Asda shelves four-day week trials after staff complaints

Supermarket workers complained of exhaustion from 11-hour days

Asda has shelved plans for a four-day week after staff claimed it left them feeling exhausted.

The supermarket had introduced flexible working arrangements in a bid to stamp out a revolt among disgruntled store managers, but a four-day week pilot has now been scrapped after staff said they were unhappy with the changes

Those involved in the pilot, which took place in 20 Asda stores, worked a 44-hour week over four days instead of five for the same pay. 

The condensed hours led to complaints from staff that the longer shifts were “physically demanding” and left them exhausted on their day off. 

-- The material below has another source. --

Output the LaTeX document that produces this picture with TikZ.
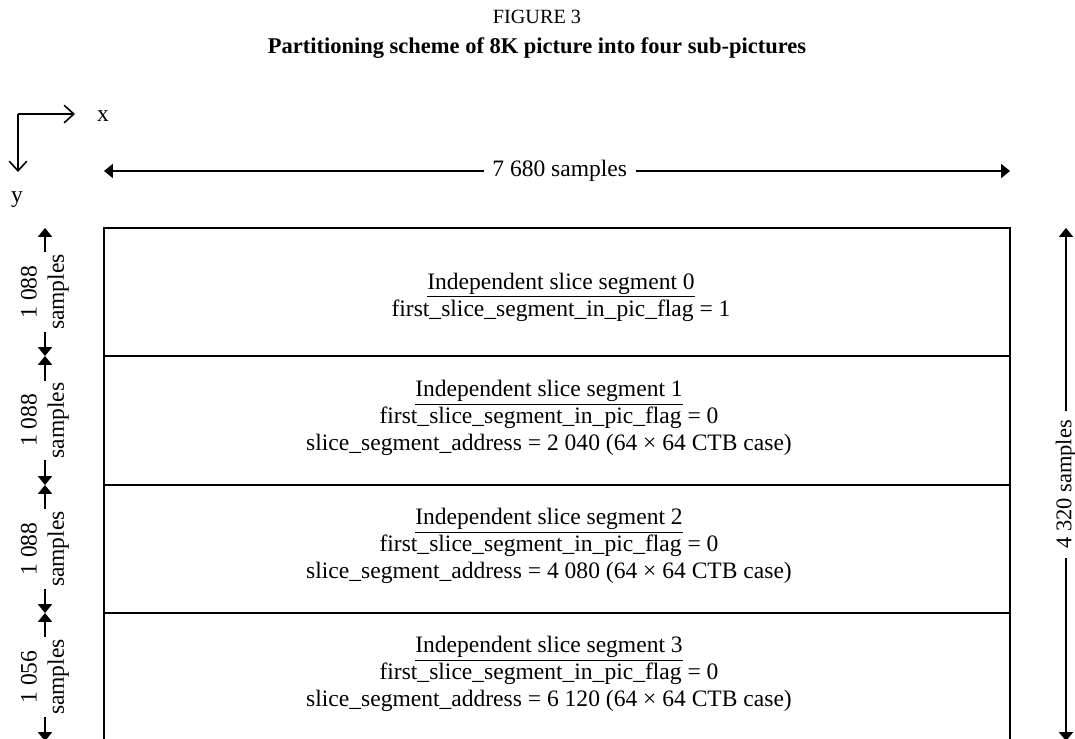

Others argued that it was hard to meet the earlier start and later finish times of the four-day week shift while parents said it created “difficulties with childcare and school drop offs and pick-ups”.

An Asda spokesman said that a pilot which involves doing 39 hours in five days has proved more popular and will run until the end of the year. Employees will not receive any reduction in pay despite the shorter hours.

The move comes as Domestic & General (D&G), a household appliance specialist employing 3,000 people, received similar feedback from staff after it tested out a four-day week. 

Matthew Crummack, chief executive of D&G, told The Telegraph that the pilot left employees feeling exhausted and “psychologically” drained. 

“Half the team absolutely loved it, half of the team didn’t like it at all – it makes for a longer day, it’s a bit more intense,” he said. “For them, spreading the work across five was easier to manage psychologically.” 

Despite concerns about burnout among some of those involved in the pilot, a spokesman said the shift did lead to an increase in sales per hour and fewer sick days. “We may run it again with adjustments,” he said. 

The private-equity backed company is instead piloting “school run” hours so that parents can work in between school drop-off times, from 9.30am until 2.30pm. In September, 30 staff at the company will take part in a trial where they work term-time hours only.  

In the run-up to the election there was a growing demand from unions to make a four-day working week an official policy, although Labour is expected to resist those demands. 

Party insiders insisted last week that there were no plans to go down that route.

A senior adviser said: “It’s a decision for individual businesses.

“It’s not in any conversation that I have had, or in any manifesto-level conversations.”

Cutting working hours was a flagship policy when Jeremy Corbyn was Labour leader. He vowed to move to a 32-hour week within a decade as part of his manifesto for 2019’s election. 

In his speech at the Labour Party’s conference in Brighton that year, John McDonnell, the then shadow chancellor, promised that a Labour government would “reduce the average full-time working week” as Britons “work some of the longest hours in Europe”.  

A decision from Sir Keir Starmer not to make a four-day week official policy will likely disappoint one of Labour’s biggest backers, Unison, after its members led last month’s calls for the right to a four-day working week with no hit to pay.

Labour has yet to publicly spell out its stance, with one four-day-week activist saying that the “official position is watching brief”. 

Although the party is not expected to back any formal policy on the four-day week, deputy leader Angela Rayner last year urged hundreds of bosses to consider the results of a major trial into the idea. 

More than 3,000 people working for 61 businesses tested out a shorter week with no loss of pay in 2022 as part of a nationwide pilot aimed at transforming working life in Britain.

Researchers concluded that sick days dropped 65pc while revenue increased.